● GIVEN EXERCISE: In your copy, include every line of the listing below exactly but none of the pictures.
---- INFORMATION PROVIDED
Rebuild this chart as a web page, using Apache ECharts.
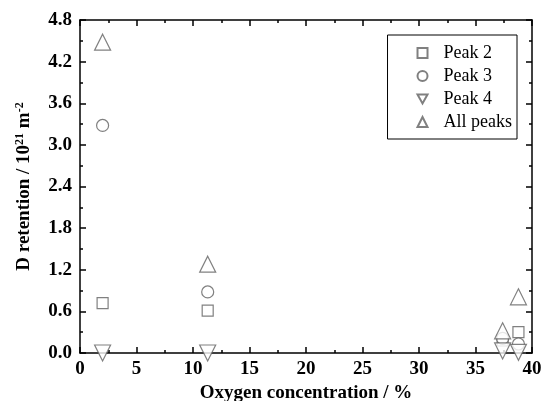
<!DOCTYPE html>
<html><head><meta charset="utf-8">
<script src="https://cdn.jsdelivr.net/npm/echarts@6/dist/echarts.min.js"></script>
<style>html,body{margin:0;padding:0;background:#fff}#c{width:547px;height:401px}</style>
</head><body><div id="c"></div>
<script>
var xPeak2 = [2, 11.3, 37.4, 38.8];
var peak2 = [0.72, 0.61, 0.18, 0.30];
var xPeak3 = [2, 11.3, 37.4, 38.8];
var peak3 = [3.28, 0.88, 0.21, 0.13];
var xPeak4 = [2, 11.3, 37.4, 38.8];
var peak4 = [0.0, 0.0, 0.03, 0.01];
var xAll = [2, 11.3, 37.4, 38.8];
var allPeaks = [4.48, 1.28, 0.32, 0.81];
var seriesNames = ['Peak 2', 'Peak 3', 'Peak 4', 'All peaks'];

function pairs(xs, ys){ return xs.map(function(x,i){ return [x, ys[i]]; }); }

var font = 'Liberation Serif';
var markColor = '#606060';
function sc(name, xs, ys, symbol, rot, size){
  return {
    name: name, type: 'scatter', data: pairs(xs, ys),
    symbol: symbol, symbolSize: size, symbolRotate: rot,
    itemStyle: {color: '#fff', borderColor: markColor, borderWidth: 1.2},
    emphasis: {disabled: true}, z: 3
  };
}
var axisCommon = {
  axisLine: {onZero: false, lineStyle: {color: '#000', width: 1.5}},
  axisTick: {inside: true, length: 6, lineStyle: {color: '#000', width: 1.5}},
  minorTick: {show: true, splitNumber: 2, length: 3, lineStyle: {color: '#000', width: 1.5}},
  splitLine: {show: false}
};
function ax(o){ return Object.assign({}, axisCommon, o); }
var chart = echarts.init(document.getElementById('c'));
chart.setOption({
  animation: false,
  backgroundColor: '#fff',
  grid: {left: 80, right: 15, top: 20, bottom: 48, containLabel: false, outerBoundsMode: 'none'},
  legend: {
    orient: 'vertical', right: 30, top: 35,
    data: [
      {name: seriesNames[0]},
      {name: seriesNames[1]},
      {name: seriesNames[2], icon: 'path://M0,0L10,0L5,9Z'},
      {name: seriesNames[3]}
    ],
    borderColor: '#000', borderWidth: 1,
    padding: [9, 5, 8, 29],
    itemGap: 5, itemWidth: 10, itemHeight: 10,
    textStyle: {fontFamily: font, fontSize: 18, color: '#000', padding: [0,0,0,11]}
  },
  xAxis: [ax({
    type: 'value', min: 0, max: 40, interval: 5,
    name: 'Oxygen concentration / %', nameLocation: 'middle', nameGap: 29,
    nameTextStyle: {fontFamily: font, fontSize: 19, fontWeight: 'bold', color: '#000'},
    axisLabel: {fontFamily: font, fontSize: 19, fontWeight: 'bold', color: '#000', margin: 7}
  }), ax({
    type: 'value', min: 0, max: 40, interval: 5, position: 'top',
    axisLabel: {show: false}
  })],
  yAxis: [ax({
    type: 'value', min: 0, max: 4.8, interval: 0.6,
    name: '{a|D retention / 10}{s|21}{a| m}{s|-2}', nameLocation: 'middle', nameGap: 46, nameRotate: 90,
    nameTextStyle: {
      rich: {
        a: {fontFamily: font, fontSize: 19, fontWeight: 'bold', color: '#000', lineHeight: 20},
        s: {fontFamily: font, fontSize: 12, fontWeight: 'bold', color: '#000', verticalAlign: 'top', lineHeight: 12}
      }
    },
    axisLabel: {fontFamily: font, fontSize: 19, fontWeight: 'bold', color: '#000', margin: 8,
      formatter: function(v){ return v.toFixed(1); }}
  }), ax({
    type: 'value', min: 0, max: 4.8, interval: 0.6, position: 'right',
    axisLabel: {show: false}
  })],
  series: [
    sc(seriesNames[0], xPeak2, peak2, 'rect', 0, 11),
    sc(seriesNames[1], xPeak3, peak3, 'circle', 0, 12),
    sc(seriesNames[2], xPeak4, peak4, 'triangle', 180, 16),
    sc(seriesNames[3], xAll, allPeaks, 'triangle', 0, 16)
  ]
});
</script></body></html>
--------
● ANSWER TO THE EXERCISE:
Rebuild this chart as a web page, using Apache ECharts.
<!DOCTYPE html>
<html><head><meta charset="utf-8">
<script src="https://cdn.jsdelivr.net/npm/echarts@6/dist/echarts.min.js"></script>
<style>html,body{margin:0;padding:0;background:#fff}#c{width:547px;height:401px}</style>
</head><body><div id="c"></div>
<script>
var xPeak2 = [2, 11.3, 37.4, 38.8];
var peak2 = [0.72, 0.61, 0.18, 0.30];
var xPeak3 = [2, 11.3, 37.4, 38.8];
var peak3 = [3.28, 0.88, 0.21, 0.13];
var xPeak4 = [2, 11.3, 37.4, 38.8];
var peak4 = [0.0, 0.0, 0.03, 0.01];
var xAll = [2, 11.3, 37.4, 38.8];
var allPeaks = [4.48, 1.28, 0.32, 0.81];
var seriesNames = ['Peak 2', 'Peak 3', 'Peak 4', 'All peaks'];

function pairs(xs, ys){ return xs.map(function(x,i){ return [x, ys[i]]; }); }

var font = 'Liberation Serif';
var markColor = '#606060';
function sc(name, xs, ys, symbol, rot, size){
  return {
    name: name, type: 'scatter', data: pairs(xs, ys),
    symbol: symbol, symbolSize: size, symbolRotate: rot,
    itemStyle: {color: '#fff', borderColor: markColor, borderWidth: 1.2},
    emphasis: {disabled: true}, z: 3
  };
}
var axisCommon = {
  axisLine: {onZero: false, lineStyle: {color: '#000', width: 1.5}},
  axisTick: {inside: true, length: 6, lineStyle: {color: '#000', width: 1.5}},
  minorTick: {show: true, splitNumber: 2, length: 3, lineStyle: {color: '#000', width: 1.5}},
  splitLine: {show: false}
};
function ax(o){ return Object.assign({}, axisCommon, o); }
var chart = echarts.init(document.getElementById('c'));
chart.setOption({
  animation: false,
  backgroundColor: '#fff',
  grid: {left: 80, right: 15, top: 20, bottom: 48, containLabel: false, outerBoundsMode: 'none'},
  legend: {
    orient: 'vertical', right: 30, top: 35,
    data: [
      {name: seriesNames[0]},
      {name: seriesNames[1]},
      {name: seriesNames[2], icon: 'path://M0,0L10,0L5,9Z'},
      {name: seriesNames[3]}
    ],
    borderColor: '#000', borderWidth: 1,
    padding: [9, 5, 8, 29],
    itemGap: 5, itemWidth: 10, itemHeight: 10,
    textStyle: {fontFamily: font, fontSize: 18, color: '#000', padding: [0,0,0,11]}
  },
  xAxis: [ax({
    type: 'value', min: 0, max: 40, interval: 5,
    name: 'Oxygen concentration / %', nameLocation: 'middle', nameGap: 29,
    nameTextStyle: {fontFamily: font, fontSize: 19, fontWeight: 'bold', color: '#000'},
    axisLabel: {fontFamily: font, fontSize: 19, fontWeight: 'bold', color: '#000', margin: 7}
  }), ax({
    type: 'value', min: 0, max: 40, interval: 5, position: 'top',
    axisLabel: {show: false}
  })],
  yAxis: [ax({
    type: 'value', min: 0, max: 4.8, interval: 0.6,
    name: '{a|D retention / 10}{s|21}{a| m}{s|-2}', nameLocation: 'middle', nameGap: 46, nameRotate: 90,
    nameTextStyle: {
      rich: {
        a: {fontFamily: font, fontSize: 19, fontWeight: 'bold', color: '#000', lineHeight: 20},
        s: {fontFamily: font, fontSize: 12, fontWeight: 'bold', color: '#000', verticalAlign: 'top', lineHeight: 12}
      }
    },
    axisLabel: {fontFamily: font, fontSize: 19, fontWeight: 'bold', color: '#000', margin: 8,
      formatter: function(v){ return v.toFixed(1); }}
  }), ax({
    type: 'value', min: 0, max: 4.8, interval: 0.6, position: 'right',
    axisLabel: {show: false}
  })],
  series: [
    sc(seriesNames[0], xPeak2, peak2, 'rect', 0, 11),
    sc(seriesNames[1], xPeak3, peak3, 'circle', 0, 12),
    sc(seriesNames[2], xPeak4, peak4, 'triangle', 180, 16),
    sc(seriesNames[3], xAll, allPeaks, 'triangle', 0, 16)
  ]
});
</script></body></html>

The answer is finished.